As the prospect of a quick recovery from the economic lockdown fades, three senior bankers told the Financial Times that between 40% and 50% of the 608,000 borrowers under the government loan programme could default on the loans.

The loans of up to £50,000 are 100% backed by the government, leaving the banks with no credit risk. But lenders are worried about a logistically impossible "PR disaster" of pursuing hundreds of thousands of smaller enterprises for the money.

A bank executive said about a quarter of the loans would not have been made under normal lending standards. The Treasury told the banks not to perform their customary credit checks to speed up payments to struggling companies. The government announced the so-called bounce back loans to help smaller businesses not captured by support for large companies.
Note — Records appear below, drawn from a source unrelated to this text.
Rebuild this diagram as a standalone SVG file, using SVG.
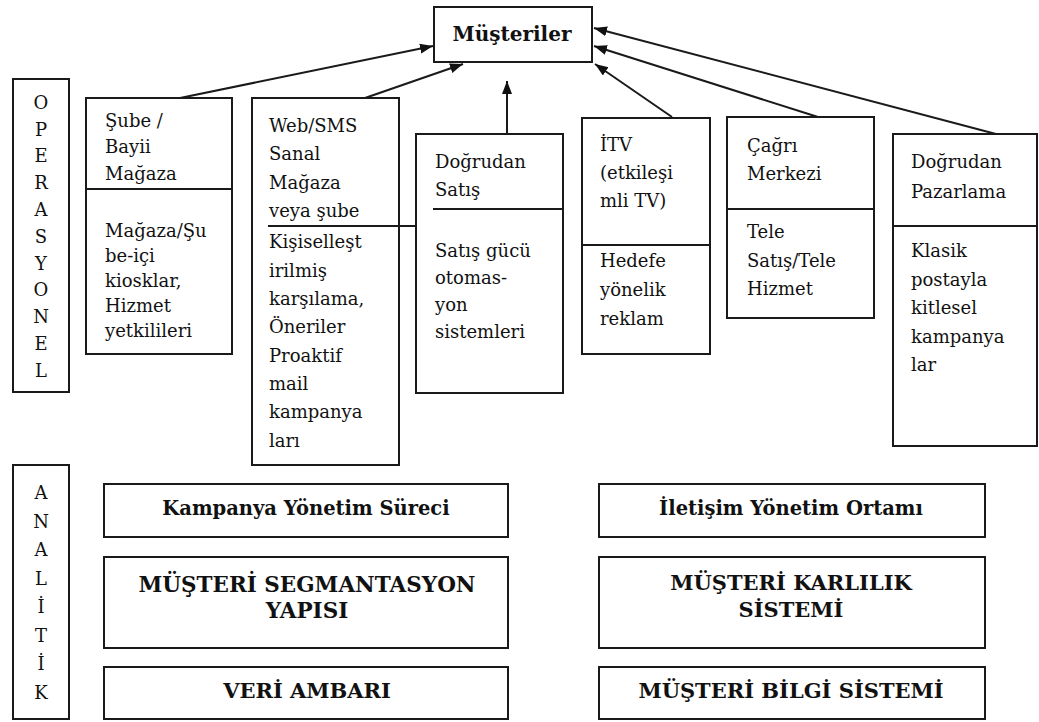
<svg xmlns="http://www.w3.org/2000/svg" width="1039" height="722" viewBox="0 0 1039 722">
<style>
.box{fill:#fff;stroke:#1a1a1a;stroke-width:2}
.ln{stroke:#1a1a1a;stroke-width:2;fill:none}
.t{font-family:"DejaVu Serif","Liberation Serif",serif;font-size:18px;fill:#111}
.v{font-family:"DejaVu Serif","Liberation Serif",serif;font-size:18px;fill:#111;text-anchor:middle}
.b{font-family:"DejaVu Serif","Liberation Serif",serif;font-weight:bold;font-size:19.5px;fill:#111;text-anchor:middle}
.bc{font-family:"DejaVu Serif","Liberation Serif",serif;font-weight:bold;font-size:21px;fill:#111;text-anchor:middle}
</style>
<defs>
<marker id="ah" markerUnits="userSpaceOnUse" markerWidth="14" markerHeight="11" refX="13" refY="5" orient="auto">
<path d="M0,0 L13,5 L0,10 z" fill="#111"/>
</marker>
</defs>
<rect width="1039" height="722" fill="#fff"/>

<g id="musteriler">
<rect class="box" x="434" y="7" width="158" height="55"/>
<text class="b" x="512" y="41" style="font-size:20px">Müşteriler</text>
</g>

<g id="operasyonel">
<rect class="box" x="13" y="79" width="56" height="313"/>
<text class="v" x="41" y="109">O</text>
<text class="v" x="41" y="136">P</text>
<text class="v" x="41" y="162">E</text>
<text class="v" x="41" y="189">R</text>
<text class="v" x="41" y="216">A</text>
<text class="v" x="41" y="243">S</text>
<text class="v" x="41" y="270">Y</text>
<text class="v" x="41" y="296">O</text>
<text class="v" x="41" y="323">N</text>
<text class="v" x="41" y="350">E</text>
<text class="v" x="41" y="377">L</text>
</g>

<g id="sube">
<rect class="box" x="86" y="98" width="146" height="256"/>
<line class="ln" x1="86" y1="189" x2="232" y2="189"/>
<text class="t" x="105" y="127">Şube /</text>
<text class="t" x="105" y="153">Bayii</text>
<text class="t" x="105" y="180">Mağaza</text>
<text class="t" x="105" y="237">Mağaza/Şu</text>
<text class="t" x="105" y="262">be-içi</text>
<text class="t" x="105" y="287">kiosklar,</text>
<text class="t" x="105" y="312">Hizmet</text>
<text class="t" x="105" y="337">yetkilileri</text>
</g>

<g id="web">
<rect class="box" x="252" y="98" width="147" height="367"/>
<text class="t" x="269" y="132">Web/SMS</text>
<text class="t" x="269" y="160">Sanal</text>
<text class="t" x="269" y="189">Mağaza</text>
<text class="t" x="269" y="217">veya şube</text>
<text class="t" x="269" y="248">Kişiselleşt</text>
<text class="t" x="269" y="277">irilmiş</text>
<text class="t" x="269" y="305">karşılama,</text>
<text class="t" x="269" y="333">Öneriler</text>
<text class="t" x="269" y="362">Proaktif</text>
<text class="t" x="269" y="390">mail</text>
<text class="t" x="269" y="418">kampanya</text>
<text class="t" x="269" y="447">ları</text>
</g>

<g id="dogrudan-satis">
<rect class="box" x="416" y="134" width="147" height="259"/>
<line class="ln" x1="433" y1="209" x2="563" y2="209"/>
<text class="t" x="435" y="168">Doğrudan</text>
<text class="t" x="435" y="196">Satış</text>
<text class="t" x="435" y="257">Satış gücü</text>
<text class="t" x="435" y="284">otomas-</text>
<text class="t" x="435" y="311">yon</text>
<text class="t" x="435" y="338">sistemleri</text>
</g>

<g id="itv">
<rect class="box" x="582" y="118" width="128" height="236"/>
<line class="ln" x1="582" y1="245" x2="710" y2="245"/>
<text class="t" x="600" y="151">İTV</text>
<text class="t" x="600" y="179">(etkileşi</text>
<text class="t" x="600" y="207">mli TV)</text>
<text class="t" x="600" y="267">Hedefe</text>
<text class="t" x="600" y="296">yönelik</text>
<text class="t" x="600" y="325">reklam</text>
</g>

<g id="cagri">
<rect class="box" x="727" y="117" width="147" height="201"/>
<line class="ln" x1="727" y1="209" x2="874" y2="209"/>
<text class="t" x="747" y="152">Çağrı</text>
<text class="t" x="747" y="180">Merkezi</text>
<text class="t" x="747" y="238">Tele</text>
<text class="t" x="747" y="267">Satış/Tele</text>
<text class="t" x="747" y="295">Hizmet</text>
</g>

<g id="dogrudan-pazarlama">
<rect class="box" x="893" y="134" width="144" height="312"/>
<line class="ln" x1="893" y1="226" x2="1037" y2="226"/>
<text class="t" x="911" y="168">Doğrudan</text>
<text class="t" x="911" y="198">Pazarlama</text>
<text class="t" x="911" y="257">Klasik</text>
<text class="t" x="911" y="286">postayla</text>
<text class="t" x="911" y="314">kitlesel</text>
<text class="t" x="911" y="343">kampanya</text>
<text class="t" x="911" y="371">lar</text>
</g>

<g id="connectors">
<line class="ln" x1="268" y1="226" x2="416" y2="226"/>
<line class="ln" x1="180" y1="98" x2="433" y2="46" marker-end="url(#ah)"/>
<line class="ln" x1="365" y1="98" x2="463" y2="64" marker-end="url(#ah)"/>
<line class="ln" x1="507" y1="134" x2="507" y2="81" marker-end="url(#ah)"/>
<line class="ln" x1="672" y1="117" x2="595" y2="64" marker-end="url(#ah)"/>
<line class="ln" x1="818" y1="117" x2="594" y2="46" marker-end="url(#ah)"/>
<line class="ln" x1="996" y1="134" x2="594" y2="28" marker-end="url(#ah)"/>
</g>

<g id="analitik">
<rect class="box" x="13" y="465" width="56" height="254"/>
<text class="v" x="41" y="499">A</text>
<text class="v" x="41" y="528">N</text>
<text class="v" x="41" y="556">A</text>
<text class="v" x="41" y="585">L</text>
<text class="v" x="41" y="613">İ</text>
<text class="v" x="41" y="642">T</text>
<text class="v" x="41" y="670">İ</text>
<text class="v" x="41" y="699">K</text>
</g>

<g id="kampanya">
<rect class="box" x="104" y="484" width="404" height="53"/>
<text class="b" x="306" y="515">Kampanya Yönetim Süreci</text>
</g>
<g id="segmantasyon">
<rect class="box" x="104" y="557" width="404" height="91"/>
<text class="bc" x="307" y="592" style="font-size:21.5px">MÜŞTERİ SEGMANTASYON</text>
<text class="bc" x="307" y="618" style="font-size:21.5px">YAPISI</text>
</g>
<g id="veri-ambari">
<rect class="box" x="104" y="667" width="404" height="52"/>
<text class="bc" x="307" y="698">VERİ AMBARI</text>
</g>
<g id="iletisim">
<rect class="box" x="599" y="484" width="386" height="53"/>
<text class="b" x="791" y="515">İletişim Yönetim Ortamı</text>
</g>
<g id="karlilik">
<rect class="box" x="599" y="557" width="386" height="91"/>
<text class="bc" x="791" y="590">MÜŞTERİ KARLILIK</text>
<text class="bc" x="791" y="617">SİSTEMİ</text>
</g>
<g id="bilgi">
<rect class="box" x="599" y="667" width="386" height="52"/>
<text class="bc" x="791" y="698">MÜŞTERİ BİLGİ SİSTEMİ</text>
</g>
</svg>
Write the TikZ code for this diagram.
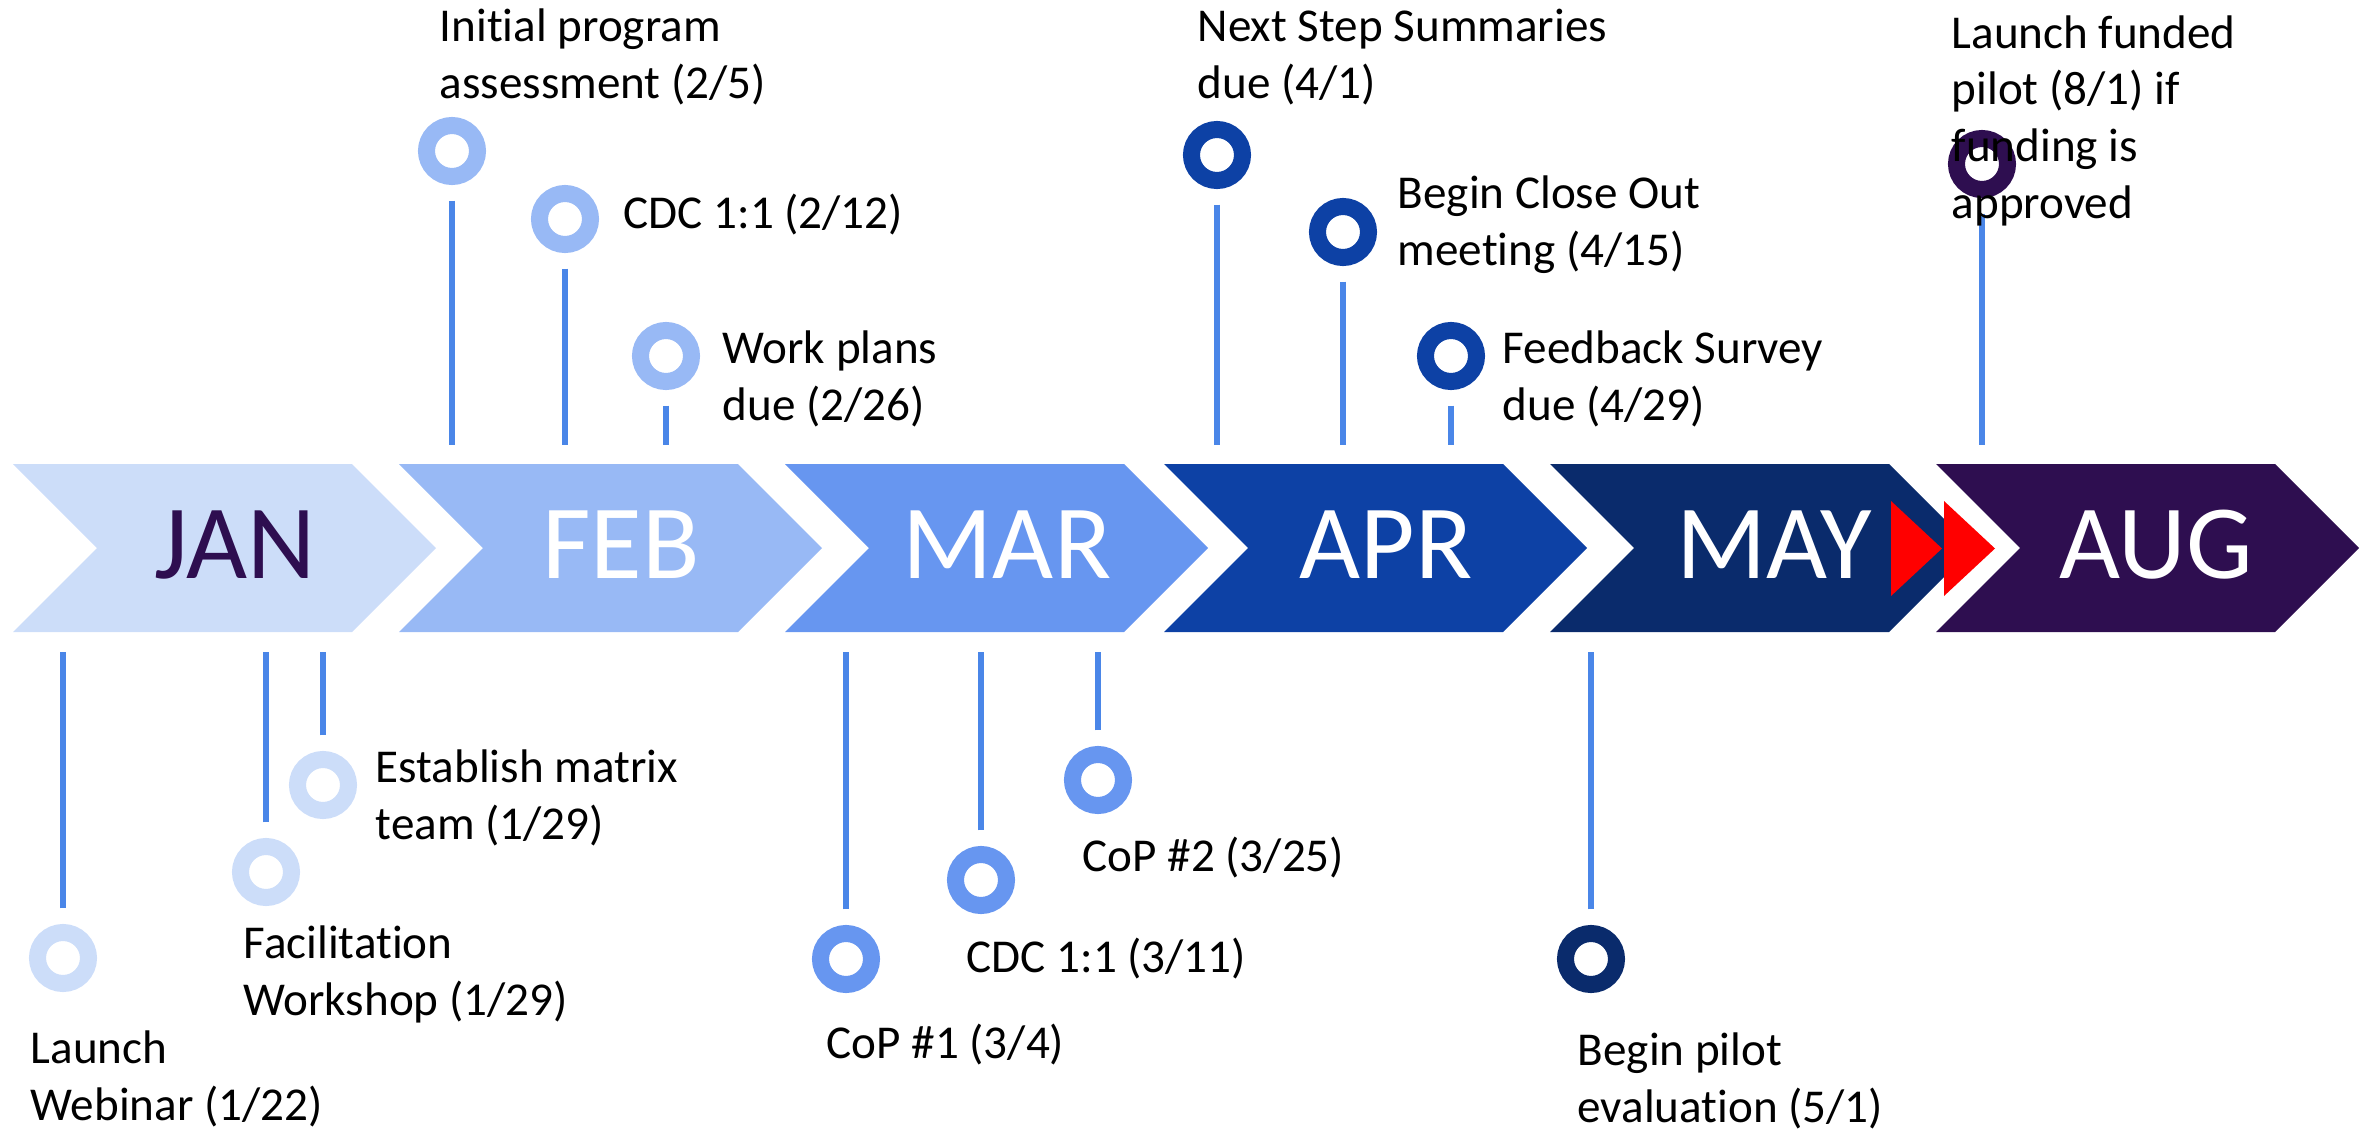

The terms of participation in the bounce back loan scheme say banks are responsible for chasing borrowers who don't pay. The biggest lenders under the programme are Royal Bank of Scotland, Lloyds Banking Group, HSBC and Barclays.

"A lot of [the loans] will be written off or converted into something else." a bank chairman told the FT. "The question is what's going to happen to all of these loans?"

Former Chancellor Sajid Javid has called for a "bad bank" to separate the emergency loans from the banks' normal business. Some Tory MPs are worried about the prospect of lots of small businesses going bust after being pursued by the state.

A government official said the public would accept the banks trying to recoup the loans while another said the bankers' estimates were too gloomy.